Hacker News new | ask | show | jobs
by asdf_snar 1402 days ago
I think I am one of these mathematicians that doesn't understand the logic. How can I write μ(x)dx instead of μ(dx) without risking the confusion that dx is Lebesgue measure? You may have explained this in your other reply, but I don't quite follow.

P.S. Beautiful integral signs.

3 comments

I'm suggesting maybe writing the Lebesgue measure as

  1
so the Lebesgue integral of a function f becomes

  ⌠             
  | f(x)⋅1 dx
  ⌡             
The logic is that the Lebesgue measure is a density which is everywhere equal to 1. Given a measurable space over \mathbb R^n, I think there is only one such measure.

Another example is that δ(x) in

  ⌠             
  | f(x)⋅δ(x) dx
  ⌡             
represents the Dirac measure.

For producing this ASCII art, I use Sympy. I write for instance

  pprint(Integral(f(x) * delta(x)))
So what does dx mean in this setting then? If the answer is nothing, then let me suggest simplifying your expression to the following:

  ⌠             
  | f(x)⋅μ(x)
  ⌡   
Now it occurs to me that the only problem with this new notation is that you risk confusing which term is the density (especially if there are multiple greek letters floating around). To clarify this potential confusion I have a solution! Add some notation to indicate which is the density:

  ⌠             
  | f(x)⋅dμ(x)
  ⌡   
Wait...
> So what does dx mean in this setting then?

It means a small change in x. It means the same thing in dy/dx.

So you know who GCR was, but this is the first time you're hearing of this...

> Wait...

So your comment's sarcastic. You're a rude anonymous maths fan.

> It means a small change in x.

So here is the issue. "A small change in x" is a concept that is relevant and meaningful for Riemann integration: it represents that the integral is defined as a limit of Riemann sums as the change in x becomes infinitely small.

But this is not relevant for Lebesgue integration! We are not taking a limit of Riemann sums and there is not a limit of change in x getting arbitrarily small. What matters is the measure (and the definition of the integral in terms of simple functions is something entirely different).

So you see using dx this way in the context of Lebesgue integration seems like a potential source of confusion, not simplification.

This is why i ask what dx means. Either it represents the standard Lebesgue measure on R (this is valid and a special case of the notation d\mu(x) since \mu is the identity function), or it is nonsense that potentially confuses concepts from other integration theories.

This is why mathematicians don't like your idea. They encounter many students who are confused about this distinction and don't find that it's a useful simplification.

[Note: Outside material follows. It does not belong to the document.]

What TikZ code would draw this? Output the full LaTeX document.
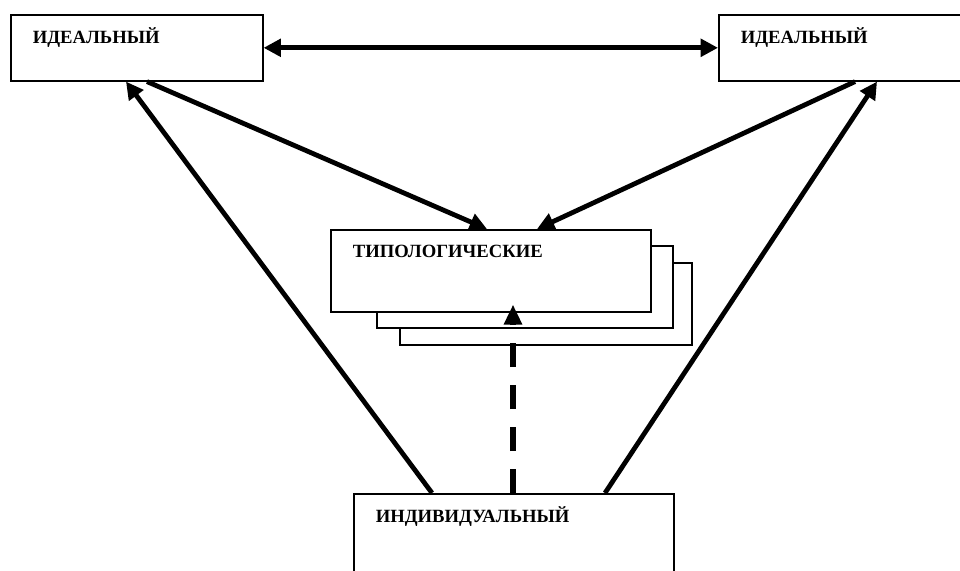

I think you're the rude person. GP wasn't being sarcastic, they were showing you why they think that taking your notational convention to its logical conclusion, you end up with the notation we have today.
Indeed.
Thanks for your reply above.

I don't think the comment was sarcastic or rude. They are pointing out the following inconsistency: you've basically attached "dx" to every integration sign, making the "dx" essentially irrelevant.

Moreover, "dx" does not mean "a small change in x". "dx" is a differential form; it is in particular the "d" operator applied to the function f : x --> x.

As I revisit your comment, I think the point Rota is making about physics notation -- which I _do_ agree with -- is that one should use density functions instead of measures, in general. So, for instance, using the Dirac "density"

\int f(x) \delta(x) dx

instead of

\int f(x) \mu(dx)

where \mu is a point mass at 0. This happens again in the context of stochastic differential equations, where mathematicians shirk away from writing dB_t = xi(t) dt, where xi(t) is "white noise". One can make sense of this in the sense of distributions, and then everything happens in a nice inner product space. Indeed, the physicists are much more competent at actual calculations, and the density representation of things (e.g., in terms of "xi") is very useful for those.

Please excuse my imposition, as I am a humble programmer who spends his days adding and subtracting 1, and not a mathematician.

Yet, this discussion of the confusion and potential confusion of misinterpreting notation strikes me as something that has long (well, in the sense of programming) been solved in my area with type systems and syntax highlighting.

Do mathematicians not have these tools?

There is no syntax highlighting on the blackboard.

Math notation is not designed. It has haphazardly evolved over centuries. It is not rigorous even though math itself is (attempts to be) rigorous, it is a language as imperfect as its users. But it does its job well enough.

They do! It’s called abstract algebra and it’s very similar to type theory in a lot of ways.

But to get to the rigorous mathematician definition of manipulating dx and dy, it requires a large amount of the machinery from abstract algebra that’s hard to quickly absorb or explain.

Did you mean to write dμ(x) instead of μ(dx)? As a non-measure-literate person, I can understand dμ(x) as the d of density μ(x) evaluated at x. But μ(dx) has μ evaluated at the infinitesimal dx which is very different. Is μ(dx) the correct notation?